Se necesitaba en verdad humor, capacidad de sacrificio y decisión para emprender una tarea que, por lo demás, para muchos era una especie de obligación. “Consideremos el caso de los desheredados, sin una hilacha de su propiedad, deslomándose en el trabajo y no obstante siempre con el fantasma de la cárcel de los deudores ante su vista: ¿cómo reaccionarían esos hombres frente a la posibilidad de recomenzar en una nueva región.” O a un labrador que roturaba la tierra hasta agotarla o que “desde el primer día tuvo que luchar con un suelo pobre o pedregoso”, para quienes la promesa de América no se había cumplido o sólo en términos miserables. 

Eran seres humanos que tras las flechas de los indios encontraban a las de los mucho más peligrosos bancos, que cada poco amenazaban aumentar los intereses o expropiar las tierras adquiridas a los grandes concesionarios del Estado. La avanzada de los colonos entre el Muskingum y el Ohio, pongamos por caso, había sido precedida por la compra de derechos sobre 600 mil hectáreas, de parte de una compañía dirigida por un general y un reverendo, a la ganga de 20 centavos por hectárea. Para el colono los dos dólares o el dólar y cuarto al cual se redujo luego el precio -de seis a diez tantos de ganancia, pues, para los especuladores- en principio podrían parecer más que razonables, pensando en las virtudes de suelos, climas y aguas a tal punto de veras anchos, favorables y abundantes que frecuentemente permitían sembrar sin haber roturado y que entregaban dos cosechas por año.

Pero para hacerse del lote tipo, de 640 acres, la absoluta mayoría debía recurrir al crédito de las instituciones del Este, que medraban tan a gusto como los concesionarios.
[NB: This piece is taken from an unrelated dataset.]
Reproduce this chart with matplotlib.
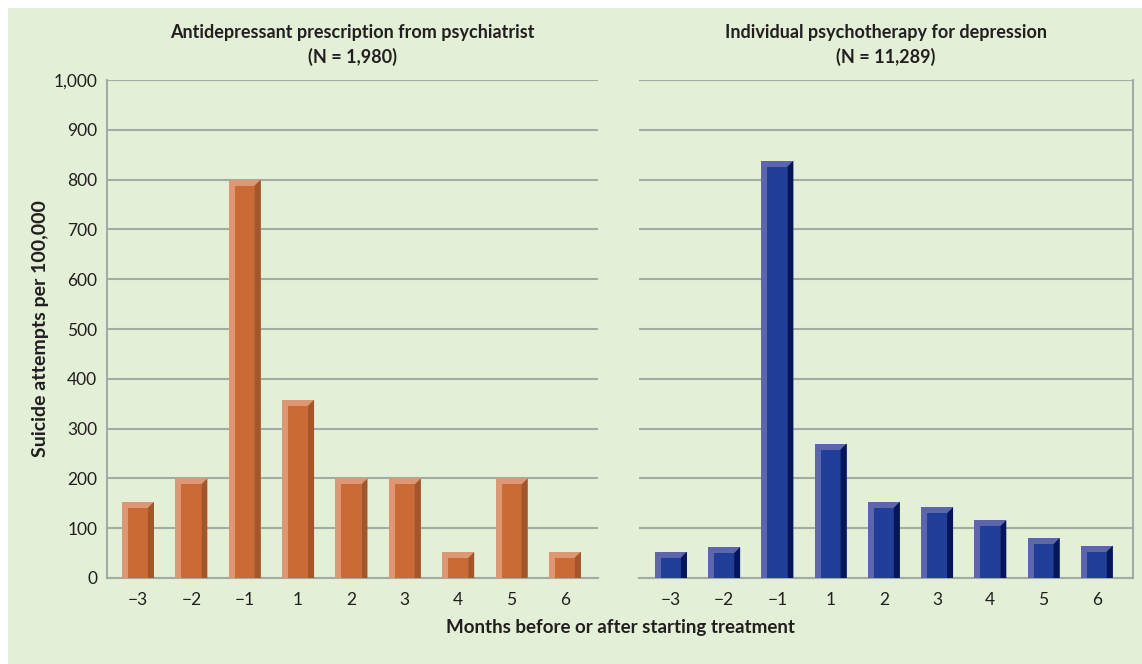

Dos o tres letras se acumulaban y los colonos recibían los anuncios de lanzamiento, que los incitaban a la revuelta. Así había sido desde muy pronto, en presagios de auténticos conflictos de clase. Comenzaba la gran empresa cuando en 1786 multitudes de granjeros, dirigidos por un capitán retirado, llevaron su coraje hasta amagar con el asalto a un arsenal y no desistir de entrar a la mismísima Boston sino porque milicias de honrados ciudadanos los forzaron a retirarse a los bosques y rendirse, mientras la caballería formada por probos e iracundos estudiantes “sembraba el terror entre las familias campesinas”. Revueltas que si entonces y más tarde no llegaban a extremos era por la alternativa de marcharse y recomenzar, hacia el prometedor horizonte contemplado por Jefferson. Descendientes de esos colonos son quienes en 1846 forman el sector de soldados nativos del ejército regular estadounidense.

-Del holocausto que sufrieron los indígenas norteamericanos te hablé ya sobradamente -digo a nuestro coprotagonista en Red de agujeros y otros relatos cuadernosos. -Con esos hombre, mujeres y niños cuyas historias conocemos gracias a un gran tipo(1), pertenecen al país del cual nos piden callar aunque sufra también y cuyo destino, estoy convencido, se juega con el nuestro (EU). 

Él, mi compadre, y yo, descubrimos alelados lo que al hablarnos del presente revelan para nosotros sobre el pasado Latinoamericano.


               No nos hablan aquí solo de Argentina.

-¿Leíste Centroamérica guión y Scorza síntesis?

-le pregunto. -¿Dónde metí lo de Brasil?

-Para, me enreda tanta información?

-A mí también. Quería explicar que México... ¿Cómo decirlo para no parecer presuntuosos? A ver si me doy a entender? El argentino sindicalista y yo nos burlábamos de ciertos dichos sobre los derechos laborales que tuvimos en este país. 

"Eran costumbre tras la Segunda Guerra Mundial casi por donde quiera, soltamos a duo. Enseguida recordé, claro, que aquí la industrialización a marchas forzadas comenzó antes, en 1940, y respondían a treinta años inusitados para el resto de nuestra área: la Revolución, los activísimos años 1920, el cardenismo.

"La Nueva España y México se cocían aparte. Porque tenían detrás al núcleo mesoaméricano e Hidalgo y su gente recibían un rico legado que no era independentista sino revolucionario (De hermosas contradicciones adornada) y luego tuvimos una Reforma.